Respuesta a Puigdemont

La salida a la cuestión catalana exige negociaciones, pero sin ultimátums

Rajoy recibe Puigdemont en La Moncloa, el pasado abril.
Rajoy recibe Puigdemont en La Moncloa, el pasado abril.Bernardo Pérez

La música de la intervención madrileña del presidente de la Generalitat, Carles Puigdemont, suena sugerente, tras años de la dialéctica frentista de su antecesor. Proclamó que su deseo es sentarse, negociar y pactar. Que el referéndum secesionista que reivindica debe ser también objeto de pacto. Y que casi todo en él es objeto de posible transacción, la pregunta, el cómo, el cuándo, el quórum y las cuarentenas indispensables antes de su repetición.

Nunca antes en el quinquenio de procés independentista su líder se mostró tan flexible en su formulación. Cierto que esta flexibilidad es tributaria de necesidades tácticas: intentar alcanzar una mayoría social hasta ahora frustrada, y que se pretende fraguar atrayendo al mundo comunero (Ada Colau, Podemos, Iniciativa) partidario del “derecho a decidir”. Cierto que responde a la urgencia de vitaminar un proceso aún potente pero en cierto declive.

Pero aún así, si la disposición es negociadora —aunque sea sobre los detalles del referéndum y no sobre el corazón de su planteamiento mismo—, la respuesta del Gobierno central (incluso en funciones), de los grandes partidos españoles y, en suma, de las instituciones del Estado, debiera ser de apertura, de voluntad de escuchar, de disposición a encontrar elementos que desbloqueen la enquistada cuestión catalana.

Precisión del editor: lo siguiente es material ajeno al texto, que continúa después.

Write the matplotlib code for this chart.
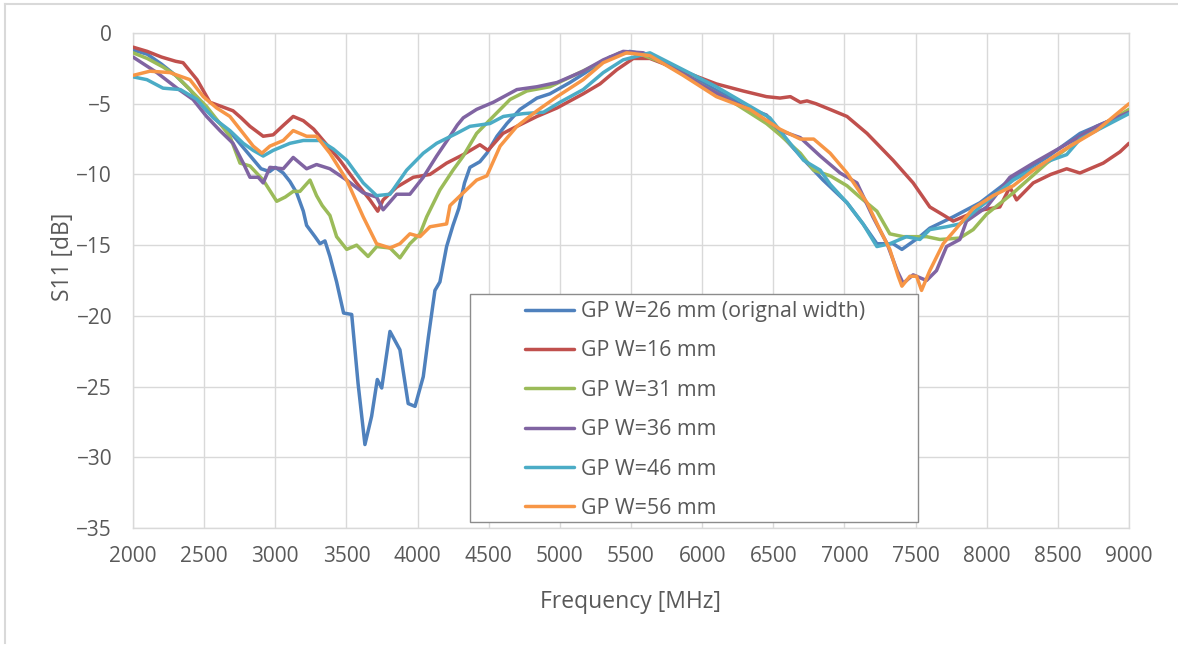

Resultaría ridículo que se repitiese la azarosa coincidencia de que los embajadores de varios países europeos se interesen por las intenciones de Puigdemont y España no compareciese. Entre otras razones porque Cataluña sigue siendo parte nodal de España; y porque los problemas del encaje catalán en el Estado español no solo derivan del empecinamiento secesionista, sino también del inmovilismo y el retranqueo centralista.

Hasta ahora la élite política española ha carecido de todo tipo de iniciativa (la reforma constitucional lo es, pero a largo plazo). Urge lanzar una propuesta susceptible de consenso y encauzar el litigio de una vez por todas. La propuesta no puede sino pasar por el diálogo, quizá a través de una comisión de reforma federal de la Constitución o de una subcomisión para una propuesta específica ante la cuestión catalana —como pidieron los nacionalistas de la ex Convergència— que sirva para madurar alternativas factibles y vías de entendimiento.

Ahora bien, para que el diálogo sea tal, Puigdemont debería desistir de sus condiciones exorbitantes, las que se equiparan a ultimátums. Primero, el diálogo no puede reducirse a discutir el modo de facilitar la secesión, sino abrirse a todo, a horizontes de autonomía profundizada, federales, plurinacionales e incluso confederalizantes; a un nuevo y distinto modo de vivir juntos, y libres, y solidarios.

Y segundo, el Estado nunca debe negociar bajo la presión de un calendario impuesto: si conviene crear una comisión parlamentaria ad-hoc, desista el secesionismo en su amenaza de convocar una consulta unilateral en septiembre de 2017 si antes no fragua otra pactada. Si la Generalitat se compromete a volver a un punto cero de enfrentamientos, el Gobierno deberá corresponder lealmente y fijar un plazo máximo para desarrollar el diálogo y la obtención honesta de conclusiones. Sin plazos ni guión, ninguna propuesta es creíble.